Thousands of LBCC students deserve an increase in their minimum wages.
The nationwide debate is a divisive subject among blue-collar and professional workers that crosses racial lines and certainly both sides of the political spectrum.
Currently, the minimum wage in California is $10 per hour. In Long Beach, the rate will rise to $10.50 per hour on Jan. 1, 2017.
Long Beach Mayor Robert Garcia, a former LBCC teacher and public relations director, and the City Council should be commended for helping student and the rest of the population receive a pay raise.
Gov. Jerry Brown’s campaign to raise the minimum wage statewide was spearheaded by the Service Employee’s International Union representing healthcare workers and caregivers.
When the Long Beach Economic Development Commission decided to support raising the minimum to $13 over five years, that was a much needed boost for residents working and living on minimum wage.
President Obama since 2013 has pressed for an increase to the national minimum wage: “Of course, nothing helps families make ends meet like higher wages. …
“And to everyone in this Congress who still refuses to raise the minimum wage, I say this, if you truly believe you could work full-time and support a family on less than $15,000 a year, go try it and if not, vote to give millions of the hardest-working people in America a raise,” Obama said in his State of the Union address Jan. 20, 2015.

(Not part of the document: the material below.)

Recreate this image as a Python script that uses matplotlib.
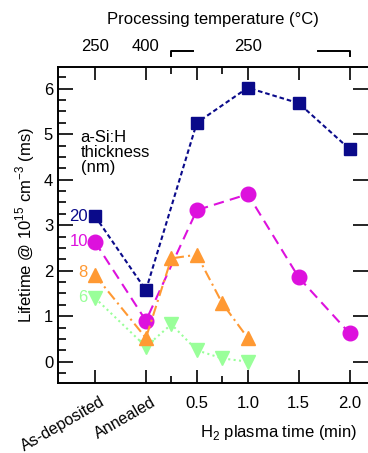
import numpy as np
import matplotlib.pyplot as plt
from matplotlib.ticker import FixedLocator, MultipleLocator

plt.rcParams['font.family'] = ['Liberation Sans', 'DejaVu Sans']
plt.rcParams['mathtext.fontset'] = 'custom'
plt.rcParams['mathtext.rm'] = 'Liberation Sans'

# x positions: As-deposited = -0.5, Annealed = 0, then H2 plasma time (min)
x20 = [-0.5, 0.0, 0.5, 1.0, 1.5, 2.0]
y20 = [3.20, 1.57, 5.25, 6.02, 5.68, 4.67]
x10 = [-0.5, 0.0, 0.5, 1.0, 1.5, 2.0]
y10 = [2.63, 0.90, 3.33, 3.68, 1.85, 0.62]
x8 = [-0.5, 0.0, 0.25, 0.5, 0.75, 1.0]
y8 = [1.90, 0.52, 2.27, 2.35, 1.28, 0.52]
x6 = [-0.5, 0.0, 0.25, 0.5, 0.75, 1.0]
y6 = [1.40, 0.33, 0.82, 0.25, 0.07, 0.00]

bottom_ticks = [-0.5, 0.0, 0.5, 1.0, 1.5, 2.0]
bottom_labels = ['As-deposited', 'Annealed', '0.5', '1.0', '1.5', '2.0']
top_ticks = [-0.5, 0.0, 0.5, 1.0, 1.5, 2.0]
top_labels = ['250', '400', '', '250', '', '']

c20 = '#0a0a8a'
c10 = '#dd11dd'
c8 = '#ff9933'
c6 = '#99ff99'

fs = 12

fig = plt.figure(figsize=(3.68, 4.53), dpi=100)
ax = fig.add_axes([0.1576, 0.1545, 0.8424, 0.698])

ax.plot(x20, y20, ls=(0, (2.2, 1.4)), color=c20, lw=1.5, marker='s', ms=9, zorder=4)
ax.plot(x10, y10, ls=(0, (5, 3)), color=c10, lw=1.5, marker='o', ms=10.5, zorder=3)
ax.plot(x8, y8, ls=(0, (5, 2, 1, 2)), color=c8, lw=1.5, marker='^', ms=10.5, zorder=3)
ax.plot(x6, y6, ls=(0, (1, 1.6)), color=c6, lw=1.5, marker='v', ms=10.5, zorder=2)

ax.set_xlim(-0.863, 2.18)
ax.set_ylim(-0.47, 6.48)

# series labels
ax.text(-0.57, 3.19, '20', color=c20, fontsize=fs, ha='right', va='center')
ax.text(-0.57, 2.64, '10', color=c10, fontsize=fs, ha='right', va='center')
ax.text(-0.57, 1.95, '8', color=c8, fontsize=fs, ha='right', va='center')
ax.text(-0.57, 1.40, '6', color=c6, fontsize=fs, ha='right', va='center')
ax.text(-0.64, 4.6, 'a-Si:H\nthickness\n(nm)', fontsize=fs, ha='left', va='center',
        linespacing=1.0)

ax.spines['right'].set_visible(False)
for s in ['left', 'top', 'bottom']:
    ax.spines[s].set_linewidth(1.4)

# numeric labels as tick labels, the two sample states as rotated texts
ax.set_xticks(bottom_ticks)
ax.set_xticklabels([''] * 2 + bottom_labels[2:], fontsize=fs)
ax.xaxis.set_minor_locator(FixedLocator([0.25, 0.75]))
xtrans = ax.get_xaxis_transform()
for xt, lab in zip(bottom_ticks[:2], bottom_labels[:2]):
    ax.text(xt + 0.05, -0.036, lab, transform=xtrans, fontsize=11.6, rotation=30,
            ha='right', va='top', rotation_mode='anchor')
ax.tick_params(axis='x', which='major', direction='in', length=9.5, width=1.2,
               pad=9, top=True)
ax.tick_params(axis='x', which='minor', direction='in', length=5, width=1.2, top=True)

ax.set_yticks(range(0, 7))
ax.yaxis.set_minor_locator(MultipleLocator(0.25))
ax.tick_params(axis='y', which='major', direction='in', length=11, width=1.2,
               labelsize=fs, right=True)
ax.tick_params(axis='y', which='minor', direction='in', length=6, width=1.2)

sec = ax.secondary_xaxis('top')
sec.set_xticks(top_ticks)
sec.set_xticklabels(top_labels, fontsize=fs)
sec.tick_params(direction='in', length=0, pad=9)
sec.spines['top'].set_visible(False)
sec.set_xlabel('Processing temperature (°C)', fontsize=fs, labelpad=11)

ax.set_xlabel('H$_2$ plasma time (min)', fontsize=fs)
ax.xaxis.set_label_coords(0.71, -0.155)
ax.xaxis.label.set_va('center')
ax.set_ylabel('Lifetime @ 10$^{15}$ cm$^{-3}$ (ms)', fontsize=fs, labelpad=5)

# bracket on top for the 250 °C range
ax.plot([0.25, 0.25, 0.46], [1.034, 1.05, 1.05], color='black', lw=1.4,
        transform=xtrans, clip_on=False)
ax.plot([1.69, 2.0, 2.0], [1.05, 1.05, 1.034], color='black', lw=1.4,
        transform=xtrans, clip_on=False)

fig.savefig('out.png', dpi=100)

Another side to the issue of raising the minimum wage exists. Many economists, including the Congressional Budget Office, a non-partisan think tank for the White House, has said 500,000 jobs could be lost if the minimum wage were increased to $15 per hour.
While people make valid arguments for both sides of the issue, the minimum wage should be increased. The process to make decisions that may help the country cannot be clouded by our inability to try to make things work.